= Part of a data file =
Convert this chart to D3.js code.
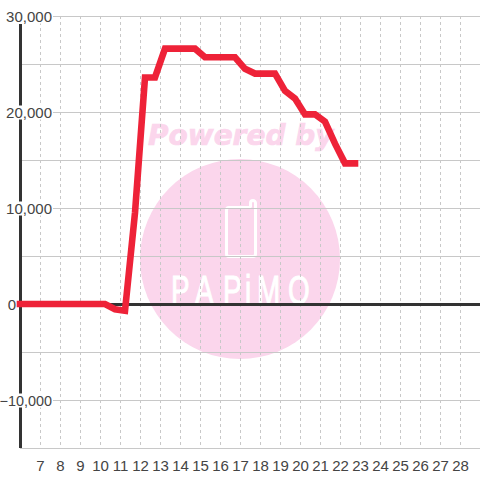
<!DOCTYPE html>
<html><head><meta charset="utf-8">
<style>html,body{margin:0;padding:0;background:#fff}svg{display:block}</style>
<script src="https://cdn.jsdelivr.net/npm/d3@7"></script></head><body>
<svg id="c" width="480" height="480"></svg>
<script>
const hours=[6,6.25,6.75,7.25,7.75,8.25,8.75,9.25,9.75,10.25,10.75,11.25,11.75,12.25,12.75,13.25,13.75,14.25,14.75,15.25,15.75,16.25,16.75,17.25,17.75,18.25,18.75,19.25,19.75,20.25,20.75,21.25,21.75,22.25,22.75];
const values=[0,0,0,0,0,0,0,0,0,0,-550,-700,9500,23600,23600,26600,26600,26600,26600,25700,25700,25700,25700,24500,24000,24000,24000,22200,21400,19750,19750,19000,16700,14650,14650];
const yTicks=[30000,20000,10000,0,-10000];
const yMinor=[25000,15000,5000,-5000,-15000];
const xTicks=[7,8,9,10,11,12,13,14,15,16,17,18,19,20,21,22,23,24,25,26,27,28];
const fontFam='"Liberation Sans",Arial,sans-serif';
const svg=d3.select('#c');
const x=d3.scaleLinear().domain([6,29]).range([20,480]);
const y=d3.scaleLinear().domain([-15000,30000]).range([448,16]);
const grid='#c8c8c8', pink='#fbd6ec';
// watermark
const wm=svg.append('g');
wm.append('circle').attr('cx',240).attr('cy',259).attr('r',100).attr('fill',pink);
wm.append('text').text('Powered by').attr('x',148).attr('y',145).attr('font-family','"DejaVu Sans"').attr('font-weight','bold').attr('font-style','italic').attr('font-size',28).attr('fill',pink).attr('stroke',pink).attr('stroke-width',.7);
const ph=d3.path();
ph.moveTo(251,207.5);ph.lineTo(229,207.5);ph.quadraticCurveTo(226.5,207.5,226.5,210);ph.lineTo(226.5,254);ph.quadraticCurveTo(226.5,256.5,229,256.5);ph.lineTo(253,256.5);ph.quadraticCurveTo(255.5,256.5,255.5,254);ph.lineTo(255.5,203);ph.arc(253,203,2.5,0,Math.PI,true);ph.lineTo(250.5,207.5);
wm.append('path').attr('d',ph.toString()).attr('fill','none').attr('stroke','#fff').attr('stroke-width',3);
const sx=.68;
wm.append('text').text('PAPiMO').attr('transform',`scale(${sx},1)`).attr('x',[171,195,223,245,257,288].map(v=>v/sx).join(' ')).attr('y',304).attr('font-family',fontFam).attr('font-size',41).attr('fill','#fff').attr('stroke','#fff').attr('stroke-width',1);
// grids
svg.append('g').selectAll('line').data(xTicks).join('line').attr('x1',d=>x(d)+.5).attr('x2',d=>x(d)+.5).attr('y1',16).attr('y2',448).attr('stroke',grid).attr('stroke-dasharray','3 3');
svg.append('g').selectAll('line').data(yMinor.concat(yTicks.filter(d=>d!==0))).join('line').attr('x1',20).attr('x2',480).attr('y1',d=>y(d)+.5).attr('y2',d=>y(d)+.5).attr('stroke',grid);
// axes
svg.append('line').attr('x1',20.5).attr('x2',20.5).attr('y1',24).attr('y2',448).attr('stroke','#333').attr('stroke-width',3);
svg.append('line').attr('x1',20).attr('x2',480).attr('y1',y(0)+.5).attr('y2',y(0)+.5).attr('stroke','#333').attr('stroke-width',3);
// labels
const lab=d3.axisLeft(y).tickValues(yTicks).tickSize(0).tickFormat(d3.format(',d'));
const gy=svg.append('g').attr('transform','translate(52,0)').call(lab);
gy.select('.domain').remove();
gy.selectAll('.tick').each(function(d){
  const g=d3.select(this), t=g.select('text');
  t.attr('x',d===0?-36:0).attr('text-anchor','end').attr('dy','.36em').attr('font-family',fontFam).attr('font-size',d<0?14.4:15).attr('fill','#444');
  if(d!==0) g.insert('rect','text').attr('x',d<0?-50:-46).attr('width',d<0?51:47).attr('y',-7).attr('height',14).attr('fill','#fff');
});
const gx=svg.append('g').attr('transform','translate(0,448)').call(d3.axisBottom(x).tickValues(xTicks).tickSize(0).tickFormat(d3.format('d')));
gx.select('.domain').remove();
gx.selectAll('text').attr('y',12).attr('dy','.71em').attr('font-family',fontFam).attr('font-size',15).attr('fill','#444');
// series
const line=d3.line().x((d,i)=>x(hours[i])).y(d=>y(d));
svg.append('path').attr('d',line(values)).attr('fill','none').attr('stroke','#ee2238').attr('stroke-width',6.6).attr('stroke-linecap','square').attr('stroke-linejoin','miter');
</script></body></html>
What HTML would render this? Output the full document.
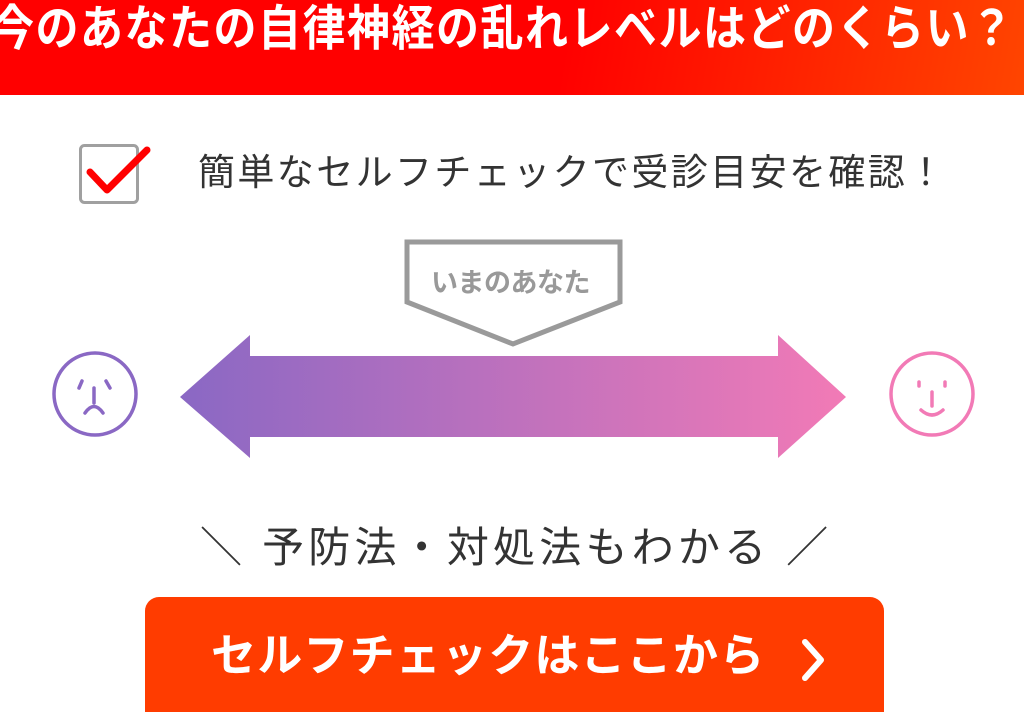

= PROBLEM TO SOLVE =
Using the listing above, pull out all lines that hold the word "this".

= COMPLETE RESPONSE =
Convert this chart to D3.js code.
  const g=d3.select(this), t=g.select('text');
What HTML would render this? Output the full document.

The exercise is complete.